Le directeur central de l’UGP (unité de gestion du projet de station de dessalement de l’eau de mer de Zarat à Gabès), Fethi Kamel, explique dans une interview accordée à l’agence TAP l’alternative du dessalement à la fois prometteuse et coûteuse.
D’après vous, est-ce que, financièrement et techniquement, le dessalement est la meilleure alternative pour mobiliser des ressources en eau en Tunisie ?
Le dessalement d’eau saumâtre et d’eau de mer est un pilier de la stratégie nationale de mobilisation des ressources en eau, en particulier pour les ressources non conventionnelles. Il est devenu, en Tunisie, une solution incontournable pour satisfaire les besoins accrus de la population en eau. Il s’impose parce que toutes les nappes souterraines du pays sont surexploitées.
Le dessalement est une technique bien maîtrisée à l’échelle mondiale et en Tunisie. La capacité mondiale de production d’eau dessalée a dépassé 100 millions de mètres cubes par jour alors qu’elle n’est que de 250 mille m3 par jour, en Tunisie.
D’après des experts, il faudrait plutôt opter pour le renouvellement et la réhabilitation du réseau de la Sonede, que pour le dessalement. Qu’en pensez-vous?
Je crois que les deux axes doivent être menés en parallèle. Il est important de maîtriser la demande en eau entre autres par la mise en œuvre de la stratégie d’économie d’eau, basée sur la détection et la réparation des fuites et la réhabilitation des réseaux vétustes.
Combien de stations de dessalement sont en service en Tunisie ?
Il y a une centaine de stations de dessalement en Tunisie de différentes tailles. La Sonede gère plus de 15 stations de dessalement qui représentent environ 60% de la capacité de dessalement dans le pays.
Les stations les plus importantes en service sont la station de dessalement de l’eau de mer de Djerba, d’une capacité de 50.000 m3/j extensible à 75.000 m3/j, la station de dessalement de l’eau saumâtre de Gabès, d’une capacité de 30.000 m3/j et la station de dessalement de l’eau de mer du Groupe Chimique à Skhira, d’une capacité de 12.000 m3/j.
Le coût de dessalement d’un mètre cube d’eau de mer avoisine les 3 dinars. La part de l’énergie représente 40% du coût, l’amortissement 40%, l’entretien 10% et le reste de composants, 10%.
En Tunisie, la technique de dessalement souvent utilisée est l’osmose inverse. Est-ce qu’on peut recourir, chez nous, à l’énergie solaire pour amortir le coût de cette technique énergivore ?

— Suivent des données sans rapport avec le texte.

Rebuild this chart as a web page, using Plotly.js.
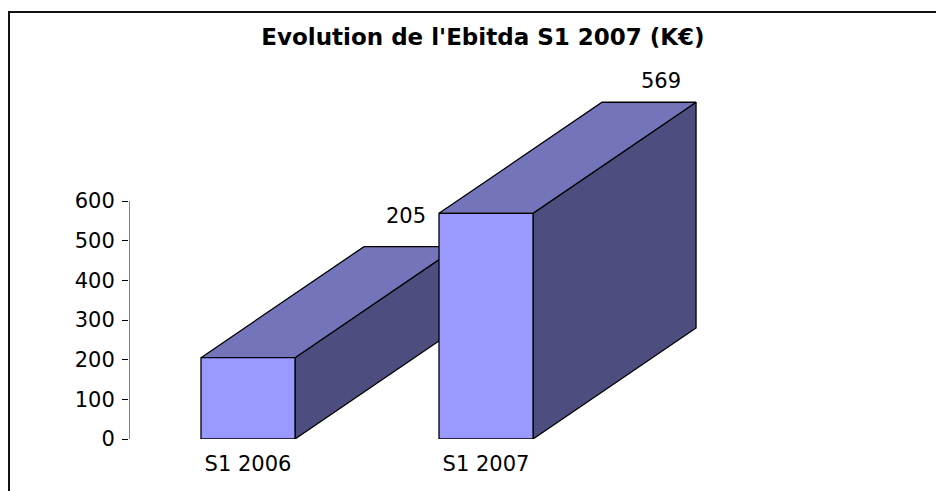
<!DOCTYPE html>
<html lang="fr">

<head>
    <meta charset="UTF-8">
    <title>Evolution de l'Ebitda S1 2007</title>
    <script src="https://cdn.plot.ly/plotly-3.0.1.min.js" charset="utf-8"></script>
    <style>
        body { margin: 0; }
        #wrap { position: relative; width: 936px; height: 491px; overflow: hidden; }
        #frame {
            position: absolute; left: 8px; top: 11px; width: 940px; height: 500px;
            border-top: 2px solid #111; border-left: 2px solid #111; pointer-events: none;
        }
    </style>
</head>

<body>
    <div id="wrap">
        <div id="plot" style="width: 936px; height: 491px;"></div>
        <div id="frame"></div>
    </div>

    <script>
        const categories = ['S1 2006', 'S1 2007'];
        const ebitda = [205, 569];
        const yTicks = [0, 100, 200, 300, 400, 500, 600];

        // fake 3D: depth offset of the boxes, in axis units
        const halfW = 0.1975;
        const depthX = 0.685;
        const depthY = 280;

        const frontColor = '#9999FF';
        const topColor = '#7474BA';
        const sideColor = '#4D4D7F';

        function face(xs, ys, color) {
            return {
                x: xs.concat([xs[0]]),
                y: ys.concat([ys[0]]),
                type: 'scatter',
                mode: 'lines',
                fill: 'toself',
                fillcolor: color,
                line: { color: '#000', width: 1.3 },
                hoverinfo: 'skip',
                showlegend: false
            };
        }

        const traces = [];
        ebitda.forEach((v, i) => {
            const l = i - halfW, r = i + halfW;
            traces.push(face([r, r + depthX, r + depthX, r], [0, depthY, v + depthY, v], sideColor));
            traces.push(face([l, r, r + depthX, l + depthX], [v, v, v + depthY, v + depthY], topColor));
            traces.push(face([l, r, r, l], [0, 0, v, v], frontColor));
        });

        const labelShift = [17, 7];
        const annotations = ebitda.map((v, i) => ({
            x: i + depthX - 0.02 + 0.07 * i,
            y: v + depthY,
            text: String(v),
            showarrow: false,
            yanchor: 'bottom',
            yshift: labelShift[i],
            font: { family: 'DejaVu Sans, Arial', size: 21, color: '#000' }
        }));

        const layout = {
            width: 936,
            height: 491,
            margin: { l: 129, r: 212, t: 60, b: 52 },
            paper_bgcolor: '#fff',
            plot_bgcolor: 'rgba(0,0,0,0)',
            font: { family: 'DejaVu Sans, Arial', size: 21, color: '#000' },
            title: {
                text: "<b>Evolution de l'Ebitda S1 2007 (K€)</b>",
                font: { family: 'DejaVu Sans, Arial', size: 23, color: '#000' },
                x: 0.516, xref: 'container', xanchor: 'center',
                y: 0.924, yref: 'container', yanchor: 'middle'
            },
            xaxis: {
                range: [-0.5, 2.0],
                tickvals: categories.map((c, i) => i),
                ticktext: categories,
                showgrid: false, zeroline: false, showline: false,
                ticks: '', ticklabelstandoff: 10
            },
            yaxis: {
                range: [0, 955.5],
                tickvals: yTicks,
                showgrid: false, zeroline: false, showline: false,
                ticks: 'outside', ticklen: 6, tickwidth: 1, tickcolor: '#000',
                ticklabelstandoff: 3
            },
            shapes: [{
                type: 'line', xref: 'x', yref: 'y',
                x0: -0.5, x1: -0.5, y0: 0, y1: yTicks[yTicks.length - 1],
                line: { color: '#000', width: 1 }
            }],
            annotations: annotations
        };

        Plotly.newPlot('plot', traces, layout, { displayModeBar: false, staticPlot: true });
    </script>
</body>

</html>
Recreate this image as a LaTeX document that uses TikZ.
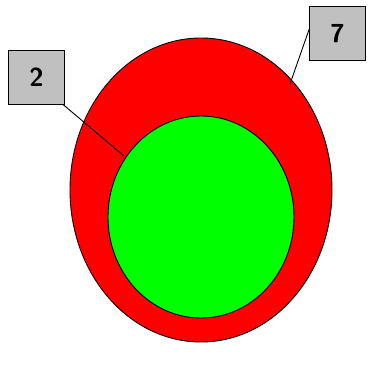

L’osmose inverse est la technique la mieux adaptée pour le contexte technico-économique tunisien. Il s’agit d’un procédé de séparation de l’eau et des sels dissouts, au moyen de membranes semi-perméables sous l’action de la pression (54 à 70 bars pour le traitement de l’eau de mer). Ce procédé fonctionne à température ambiante.
La consommation spécifique d’énergie du mètre cube d’eau de mer d’énergie est estimée à 3kWh/m3. A cet effet, le recours aux énergies renouvelables est appréciable. L’expérience de la Sonede dans l’utilisation de l’énergie solaire photovoltaïque est développée dans sa station de dessalement de Ben Guerdane (Médenine), où sont installés des panneaux solaires d’une capacité 212 kW crête.
Dans quelle mesure la rénovation des conduites de la Sonede permettra de réaliser des économies d’eau et d’argent ?
La Sonede procède déjà à la rénovation des conduites mais à un rythme faible vu sa situation financière. Certes, la rénovation des conduites permettra d’améliorer le rendement du réseau. En parallèle, le dessalement est nécessaire pour augmenter la capacité de production de l’eau. Il ne s’agit pas seulement de mobiliser des ressources en eau mais aussi d’en améliorer la qualité, pour ne pas dépasser 1,5 gramme de sel par litre.
La Sonede est en train de mettre en œuvre un programme de dessalement de l’eau de mer. Dans ce cadre, des projets ambitieux sont en cours de réalisation, dont la station de dessalement de Sousse d’une capacité de 100.000 m3/j, qui sera mise en service en 2021.
La station de dessalement de Zarat à Gabès, d’une même capacité de 100.000m3/j, entrera en production également en 2021 et la station de dessalement de Sfax, d’une capacité prévue de 200.000m3/j, sera opérationnelle en 2023.